Because of the potential disconnect between the popular vote and the result of the electoral vote (or potential vote in the House), there have been recurrent proposals simply to elect the president by popular vote. If, though, one shares any of White’s or Tracy’s concerns about the vice presidency, popular election would not necessarily assuage them if one were forced to vote for the president and vice-president as a single ticket. (Political scientists have determined that voters rarely cast their vote on the basis of the vice presidential candidate.)

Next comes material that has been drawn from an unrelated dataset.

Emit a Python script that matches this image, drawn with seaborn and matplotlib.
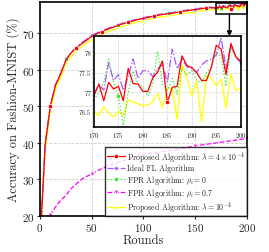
import numpy as np
import pandas as pd
import matplotlib
matplotlib.use("Agg")
import matplotlib.pyplot as plt
import matplotlib.patches as patches
import seaborn as sns

# ---------------- data ----------------
rounds_main = list(range(0, 170, 5))
rounds_zoom = list(range(170, 201))

red_main = [12, 39.5, 50.2, 55.8, 58.9, 62.6, 64.6, 66.0, 67.1, 68.1, 69.2, 69.9, 70.5, 71.1,
            71.6, 72.1, 72.6, 73.0, 73.4, 73.8, 74.1, 74.4, 74.7, 75.0, 75.2, 75.4, 75.6, 75.9,
            76.1, 76.3, 76.5, 76.7, 76.9, 77.0]
purple_main = [12, 40.0, 50.0, 56.0, 59.2, 62.8, 64.8, 66.2, 67.4, 68.4, 69.6, 70.1, 70.7, 71.3,
               71.8, 72.3, 72.8, 73.2, 73.6, 74.0, 74.3, 74.6, 74.9, 75.2, 75.4, 75.6, 75.8, 76.1,
               76.3, 76.5, 76.7, 76.9, 77.1, 77.2]
green_main = [12, 39.8, 50.0, 55.6, 59.0, 62.9, 64.7, 66.1, 67.2, 68.2, 69.3, 69.9, 70.6, 71.2,
              71.7, 72.2, 72.7, 73.1, 73.5, 73.9, 74.2, 74.5, 74.8, 75.0, 75.3, 75.5, 75.7, 75.9,
              76.1, 76.4, 76.5, 76.7, 76.9, 77.1]
yellow_main = [15, 38.0, 48.8, 54.8, 58.0, 61.5, 63.6, 65.1, 66.2, 67.3, 68.4, 69.1, 69.7, 70.4,
               70.9, 71.4, 71.9, 72.3, 72.8, 73.2, 73.5, 73.8, 74.1, 74.4, 74.6, 74.8, 75.0, 75.3,
               75.5, 75.7, 75.9, 76.1, 76.2, 76.4]

red_zoom = [76.91, 77.21, 76.78, 77.25, 77.08, 77.15, 76.78, 77.61, 77.22, 77.21, 77.02, 77.02,
            77.36, 77.51, 77.80, 76.74, 77.12, 77.15, 77.93, 77.68, 77.63, 77.5, 77.3, 77.3,
            77.64, 78.2, 78.1, 77.45, 78.25, 77.9, 77.8]
purple_zoom = [76.95, 77.2, 77.05, 77.75, 77.3, 77.45, 77.05, 77.4, 77.85, 77.35, 77.55, 77.55,
               77.4, 77.6, 77.7, 77.25, 78.1, 77.6, 77.85, 77.65, 77.6, 77.5, 77.7, 77.8, 77.85,
               77.95, 78.4, 77.6, 78.2, 77.9, 77.75]
green_zoom = [76.8, 77.0, 77.25, 77.85, 77.25, 76.9, 76.15, 77.0, 77.55, 77.2, 77.15, 76.9,
              77.2, 78.05, 77.2, 77.05, 77.35, 76.95, 77.6, 77.45, 77.55, 77.3, 77.25, 77.5,
              77.65, 78.05, 77.9, 77.15, 78.15, 77.9, 77.75]
yellow_zoom = [76.52, 76.4, 76.63, 76.46, 76.37, 76.51, 76.4, 76.8, 76.75, 76.7, 76.65, 76.67,
               76.75, 76.97, 76.6, 77.1, 77.1, 76.3, 77.7, 77.38, 76.9, 77.29, 76.24, 77.42,
               77.35, 77.16, 77.33, 76.59, 77.46, 77.04, 77.1]

magenta_rounds = [10, 15, 20, 25, 30, 40, 50, 60, 70, 80, 90, 100, 110, 125, 140, 150, 160, 175, 190, 200]
magenta_vals = [20.2, 22.5, 24.3, 25.6, 27.5, 30.0, 31.6, 33.0, 34.2, 35.1, 36.0, 36.8, 37.3,
                37.9, 38.6, 39.2, 39.6, 40.2, 40.8, 41.3]

labels = [r"Proposed Algorithm: $\lambda=4\times10^{-4}$",
          "Ideal FL Algorithm",
          r"FPR Algorithm: $\rho_i=0$",
          r"FPR Algorithm: $\rho_i=0.7$",
          r"Proposed Algorithm: $\lambda=10^{-4}$"]

x_ticks = [0, 50, 100, 150, 200]
y_ticks = [20, 30, 40, 50, 60, 70]
inset_x_ticks = [170, 175, 180, 185, 190, 195, 200]
inset_y_ticks = [76.5, 77, 77.5, 78]
inset_y_ticklabels = ["76.5", "77", "77.5", "78"]

# ---------------- style ----------------
sns.set_theme(style="white")
plt.rcParams["font.family"] = ["cmr10", "DejaVu Serif"]
plt.rcParams["mathtext.fontset"] = "cm"
plt.rcParams["axes.formatter.use_mathtext"] = True
plt.rcParams["axes.unicode_minus"] = False

rounds = rounds_main + rounds_zoom
series = {
    "red": red_main + red_zoom,
    "purple": purple_main + purple_zoom,
    "green": green_main + green_zoom,
    "yellow": yellow_main + yellow_zoom,
}

def idx(rlist, marks):
    return [rlist.index(r) for r in marks if r in rlist]

specs = [
    # key, color, linestyle, marker, mark rounds, label index
    ("yellow", "#ffff00", "-", "^", [10, 50, 100, 150, 200], 4),
    ("green", "#33ee33", ":", "s", [25, 50, 75, 100, 125, 150, 175], 2),
    ("purple", "#aa55ff", "-.", "D", [10, 50, 100, 150, 200], 1),
    ("red", "#ff0000", "-", "o", [10, 35, 60, 85, 110, 135, 160, 185], 0),
]

fig = plt.figure(figsize=(2.69, 2.53), dpi=100)
ax = fig.add_axes([0.1487, 0.1423, 0.7695, 0.8447])
ax_in = fig.add_axes([0.3494, 0.4929, 0.5454, 0.3597])

sns.lineplot(x=magenta_rounds, y=magenta_vals, ax=ax, color="#ff00ff", linestyle="--",
             marker="v", markersize=3.5, markevery=idx(magenta_rounds, [10, 50, 100, 150, 200]),
             lw=0.9, label=labels[3])
for key, col, ls, mk, marks, li in specs:
    ms = 2.6 if mk == "D" else 3.2
    sns.lineplot(x=rounds, y=series[key], ax=ax, color=col, linestyle=ls, marker=mk,
                 markersize=ms, markevery=idx(rounds, marks), lw=0.9, label=labels[li],
                 markeredgewidth=0.5)
    zr = rounds_zoom
    zv = series[key][len(rounds_main):]
    sns.lineplot(x=zr, y=zv, ax=ax_in, color=col, linestyle=ls, marker=mk,
                 markersize=ms, markevery=idx(zr, marks), lw=0.9, legend=False,
                 markeredgewidth=0.5)

h, l = ax.get_legend_handles_labels()
hm = dict(zip(l, h))
leg = ax.legend([hm[t] for t in labels], labels, loc="lower right", borderaxespad=0.0,
                fontsize=5.7, frameon=True, fancybox=False, edgecolor="black",
                handlelength=2.3, handletextpad=0.3, labelspacing=0.05, borderpad=0.2)
leg.get_frame().set_linewidth(1.0)
leg.set_zorder(5)

ax.set_xlim(0, 200)
ax.set_ylim(20, 78.5)
ax.set_xticks(x_ticks)
ax.set_yticks(y_ticks)
ax.set_xlabel("Rounds", fontsize=9, labelpad=1)
ax.set_ylabel("Accuracy on Fashion-MNIST (%)", fontsize=9, labelpad=2)
ax.tick_params(labelsize=8, length=2, width=0.8, pad=1.5, direction="out", left=True, bottom=True)
ax.grid(True, linestyle="--", color="#d0d0d0", lw=0.6)
for s in ax.spines.values():
    s.set_color("black")
    s.set_linewidth(1.2)

ax_in.set_xlim(170, 200)
ax_in.set_ylim(76.1, 78.43)
ax_in.set_xticks(inset_x_ticks)
ax_in.set_yticks(inset_y_ticks)
ax_in.set_yticklabels(inset_y_ticklabels)
ax_in.set_xlabel("")
ax_in.set_ylabel("")
ax_in.tick_params(labelsize=5.0, length=0, pad=2)
ax_in.grid(True, linestyle="--", color="#d0d0d0", lw=0.5)
ax_in.set_facecolor("white")
for s in ax_in.spines.values():
    s.set_color("black")
    s.set_linewidth(1.2)

rect = patches.Rectangle((170.3, 75.3), 29.7, 3.0, fill=False, edgecolor="black", lw=1.1,
                         clip_on=False, zorder=6)
ax.add_patch(rect)
# arrow from rectangle to inset top
inset_top_fig = 0.4929 + 0.3597
xy_disp = fig.transFigure.transform((0, inset_top_fig))
xy_data = ax.transData.inverted().transform(xy_disp)
ax.annotate("", xy=(183, xy_data[1]), xytext=(183, 75.3),
            arrowprops=dict(arrowstyle="-|>", color="black", lw=1.0, mutation_scale=7,
                            shrinkA=0, shrinkB=0), zorder=7)

fig.savefig("out.png", dpi=100)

One possible reform is to adopt the practice in many states and “unbundle” the election of our two top executive branch officials. That is, just as in many states candidates for governor and lieutenant governor run entirely separate campaigns, meaning that sometimes the governor is from one party and the lieutenant governor from another, one could imagine separate elections for the president and vice president. Even within the electoral college, we could imagine voting for two slates of electors, one charged with choosing the president, the other picking the vice president. Most of the time, of course, voters would pick the slates of the same political party. But one can imagine that at least on occasion voters might be so put off by the vice presidential candidate that they would “split” their ticket. That very possibility might serve to discipline presidential candidates more than is now the case, especially because candidates who win the presidential nomination today basically exercise unlimited discretion in choosing their running mates. This was not the case before the 20th century, when political conventions often exercised real choice in picking both candidates.